- Problem: Your task is to output the listing word for word, with pictures excluded.

- Supplied data:

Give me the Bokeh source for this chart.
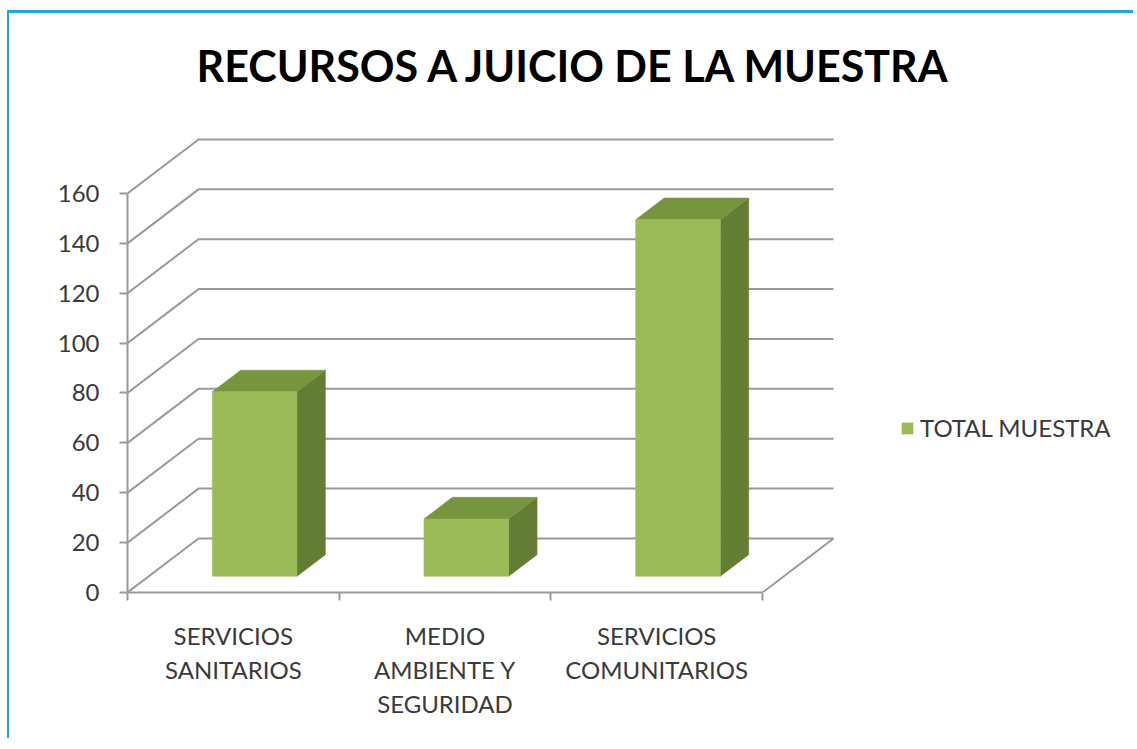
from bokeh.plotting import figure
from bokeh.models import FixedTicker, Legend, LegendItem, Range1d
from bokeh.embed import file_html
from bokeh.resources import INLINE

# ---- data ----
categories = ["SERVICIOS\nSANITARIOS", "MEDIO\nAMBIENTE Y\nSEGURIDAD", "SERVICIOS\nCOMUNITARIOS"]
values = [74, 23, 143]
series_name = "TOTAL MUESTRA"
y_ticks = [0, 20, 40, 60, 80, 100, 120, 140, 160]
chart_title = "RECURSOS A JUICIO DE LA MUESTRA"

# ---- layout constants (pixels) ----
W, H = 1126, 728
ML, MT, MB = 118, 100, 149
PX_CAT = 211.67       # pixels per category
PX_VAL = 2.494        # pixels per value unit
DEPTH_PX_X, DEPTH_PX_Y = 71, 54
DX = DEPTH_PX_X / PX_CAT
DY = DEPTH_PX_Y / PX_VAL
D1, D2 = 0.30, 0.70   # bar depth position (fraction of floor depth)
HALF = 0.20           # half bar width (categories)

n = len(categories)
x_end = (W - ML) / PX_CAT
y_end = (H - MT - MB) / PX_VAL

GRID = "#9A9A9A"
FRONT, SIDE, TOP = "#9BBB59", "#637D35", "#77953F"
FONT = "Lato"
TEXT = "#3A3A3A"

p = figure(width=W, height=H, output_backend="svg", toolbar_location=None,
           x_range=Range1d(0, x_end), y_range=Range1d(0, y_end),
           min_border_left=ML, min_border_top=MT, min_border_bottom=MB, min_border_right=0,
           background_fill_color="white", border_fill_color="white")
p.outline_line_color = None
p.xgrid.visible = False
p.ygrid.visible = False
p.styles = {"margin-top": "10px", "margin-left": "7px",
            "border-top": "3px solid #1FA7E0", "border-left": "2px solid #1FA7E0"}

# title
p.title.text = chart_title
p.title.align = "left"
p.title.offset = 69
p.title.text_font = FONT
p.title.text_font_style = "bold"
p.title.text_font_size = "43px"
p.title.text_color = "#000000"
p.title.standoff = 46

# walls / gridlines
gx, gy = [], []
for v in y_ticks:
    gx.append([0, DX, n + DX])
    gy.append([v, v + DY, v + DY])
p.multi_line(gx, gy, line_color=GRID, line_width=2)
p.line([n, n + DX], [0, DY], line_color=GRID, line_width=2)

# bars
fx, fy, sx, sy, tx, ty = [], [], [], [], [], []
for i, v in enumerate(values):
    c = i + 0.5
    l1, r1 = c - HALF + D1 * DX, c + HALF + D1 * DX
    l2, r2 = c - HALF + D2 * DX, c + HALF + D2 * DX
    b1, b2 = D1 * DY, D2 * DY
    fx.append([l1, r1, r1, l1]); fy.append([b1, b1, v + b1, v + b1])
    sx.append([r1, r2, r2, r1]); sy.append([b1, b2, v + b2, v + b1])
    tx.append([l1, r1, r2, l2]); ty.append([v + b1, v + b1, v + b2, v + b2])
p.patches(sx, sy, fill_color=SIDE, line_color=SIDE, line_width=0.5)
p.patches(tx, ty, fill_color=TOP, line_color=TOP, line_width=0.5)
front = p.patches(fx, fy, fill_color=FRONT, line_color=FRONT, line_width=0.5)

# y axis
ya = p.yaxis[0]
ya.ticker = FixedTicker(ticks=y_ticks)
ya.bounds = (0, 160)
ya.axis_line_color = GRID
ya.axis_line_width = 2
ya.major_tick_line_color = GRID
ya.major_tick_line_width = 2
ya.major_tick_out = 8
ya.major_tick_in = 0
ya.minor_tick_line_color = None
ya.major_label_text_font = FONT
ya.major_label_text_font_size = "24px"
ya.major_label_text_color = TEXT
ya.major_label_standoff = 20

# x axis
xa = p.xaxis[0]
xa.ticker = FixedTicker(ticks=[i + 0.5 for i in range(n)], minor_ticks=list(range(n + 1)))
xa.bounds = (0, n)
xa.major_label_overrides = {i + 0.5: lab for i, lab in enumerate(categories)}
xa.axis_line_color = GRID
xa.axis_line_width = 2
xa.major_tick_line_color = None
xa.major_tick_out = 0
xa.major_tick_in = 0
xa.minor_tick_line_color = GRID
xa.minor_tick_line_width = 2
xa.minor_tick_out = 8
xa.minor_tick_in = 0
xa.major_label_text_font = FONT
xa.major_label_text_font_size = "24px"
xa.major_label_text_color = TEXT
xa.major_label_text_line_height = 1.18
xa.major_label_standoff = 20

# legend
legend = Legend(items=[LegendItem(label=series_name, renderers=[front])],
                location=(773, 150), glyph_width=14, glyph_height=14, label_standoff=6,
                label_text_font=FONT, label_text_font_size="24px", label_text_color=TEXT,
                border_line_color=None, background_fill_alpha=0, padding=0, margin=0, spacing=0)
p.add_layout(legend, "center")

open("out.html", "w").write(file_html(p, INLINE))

- Complete output:
Give me the Bokeh source for this chart.
from bokeh.plotting import figure
from bokeh.models import FixedTicker, Legend, LegendItem, Range1d
from bokeh.embed import file_html
from bokeh.resources import INLINE

# ---- data ----
categories = ["SERVICIOS\nSANITARIOS", "MEDIO\nAMBIENTE Y\nSEGURIDAD", "SERVICIOS\nCOMUNITARIOS"]
values = [74, 23, 143]
series_name = "TOTAL MUESTRA"
y_ticks = [0, 20, 40, 60, 80, 100, 120, 140, 160]
chart_title = "RECURSOS A JUICIO DE LA MUESTRA"

# ---- layout constants (pixels) ----
W, H = 1126, 728
ML, MT, MB = 118, 100, 149
PX_CAT = 211.67       # pixels per category
PX_VAL = 2.494        # pixels per value unit
DEPTH_PX_X, DEPTH_PX_Y = 71, 54
DX = DEPTH_PX_X / PX_CAT
DY = DEPTH_PX_Y / PX_VAL
D1, D2 = 0.30, 0.70   # bar depth position (fraction of floor depth)
HALF = 0.20           # half bar width (categories)

n = len(categories)
x_end = (W - ML) / PX_CAT
y_end = (H - MT - MB) / PX_VAL

GRID = "#9A9A9A"
FRONT, SIDE, TOP = "#9BBB59", "#637D35", "#77953F"
FONT = "Lato"
TEXT = "#3A3A3A"

p = figure(width=W, height=H, output_backend="svg", toolbar_location=None,
           x_range=Range1d(0, x_end), y_range=Range1d(0, y_end),
           min_border_left=ML, min_border_top=MT, min_border_bottom=MB, min_border_right=0,
           background_fill_color="white", border_fill_color="white")
p.outline_line_color = None
p.xgrid.visible = False
p.ygrid.visible = False
p.styles = {"margin-top": "10px", "margin-left": "7px",
            "border-top": "3px solid #1FA7E0", "border-left": "2px solid #1FA7E0"}

# title
p.title.text = chart_title
p.title.align = "left"
p.title.offset = 69
p.title.text_font = FONT
p.title.text_font_style = "bold"
p.title.text_font_size = "43px"
p.title.text_color = "#000000"
p.title.standoff = 46

# walls / gridlines
gx, gy = [], []
for v in y_ticks:
    gx.append([0, DX, n + DX])
    gy.append([v, v + DY, v + DY])
p.multi_line(gx, gy, line_color=GRID, line_width=2)
p.line([n, n + DX], [0, DY], line_color=GRID, line_width=2)

# bars
fx, fy, sx, sy, tx, ty = [], [], [], [], [], []
for i, v in enumerate(values):
    c = i + 0.5
    l1, r1 = c - HALF + D1 * DX, c + HALF + D1 * DX
    l2, r2 = c - HALF + D2 * DX, c + HALF + D2 * DX
    b1, b2 = D1 * DY, D2 * DY
    fx.append([l1, r1, r1, l1]); fy.append([b1, b1, v + b1, v + b1])
    sx.append([r1, r2, r2, r1]); sy.append([b1, b2, v + b2, v + b1])
    tx.append([l1, r1, r2, l2]); ty.append([v + b1, v + b1, v + b2, v + b2])
p.patches(sx, sy, fill_color=SIDE, line_color=SIDE, line_width=0.5)
p.patches(tx, ty, fill_color=TOP, line_color=TOP, line_width=0.5)
front = p.patches(fx, fy, fill_color=FRONT, line_color=FRONT, line_width=0.5)

# y axis
ya = p.yaxis[0]
ya.ticker = FixedTicker(ticks=y_ticks)
ya.bounds = (0, 160)
ya.axis_line_color = GRID
ya.axis_line_width = 2
ya.major_tick_line_color = GRID
ya.major_tick_line_width = 2
ya.major_tick_out = 8
ya.major_tick_in = 0
ya.minor_tick_line_color = None
ya.major_label_text_font = FONT
ya.major_label_text_font_size = "24px"
ya.major_label_text_color = TEXT
ya.major_label_standoff = 20

# x axis
xa = p.xaxis[0]
xa.ticker = FixedTicker(ticks=[i + 0.5 for i in range(n)], minor_ticks=list(range(n + 1)))
xa.bounds = (0, n)
xa.major_label_overrides = {i + 0.5: lab for i, lab in enumerate(categories)}
xa.axis_line_color = GRID
xa.axis_line_width = 2
xa.major_tick_line_color = None
xa.major_tick_out = 0
xa.major_tick_in = 0
xa.minor_tick_line_color = GRID
xa.minor_tick_line_width = 2
xa.minor_tick_out = 8
xa.minor_tick_in = 0
xa.major_label_text_font = FONT
xa.major_label_text_font_size = "24px"
xa.major_label_text_color = TEXT
xa.major_label_text_line_height = 1.18
xa.major_label_standoff = 20

# legend
legend = Legend(items=[LegendItem(label=series_name, renderers=[front])],
                location=(773, 150), glyph_width=14, glyph_height=14, label_standoff=6,
                label_text_font=FONT, label_text_font_size="24px", label_text_color=TEXT,
                border_line_color=None, background_fill_alpha=0, padding=0, margin=0, spacing=0)
p.add_layout(legend, "center")

open("out.html", "w").write(file_html(p, INLINE))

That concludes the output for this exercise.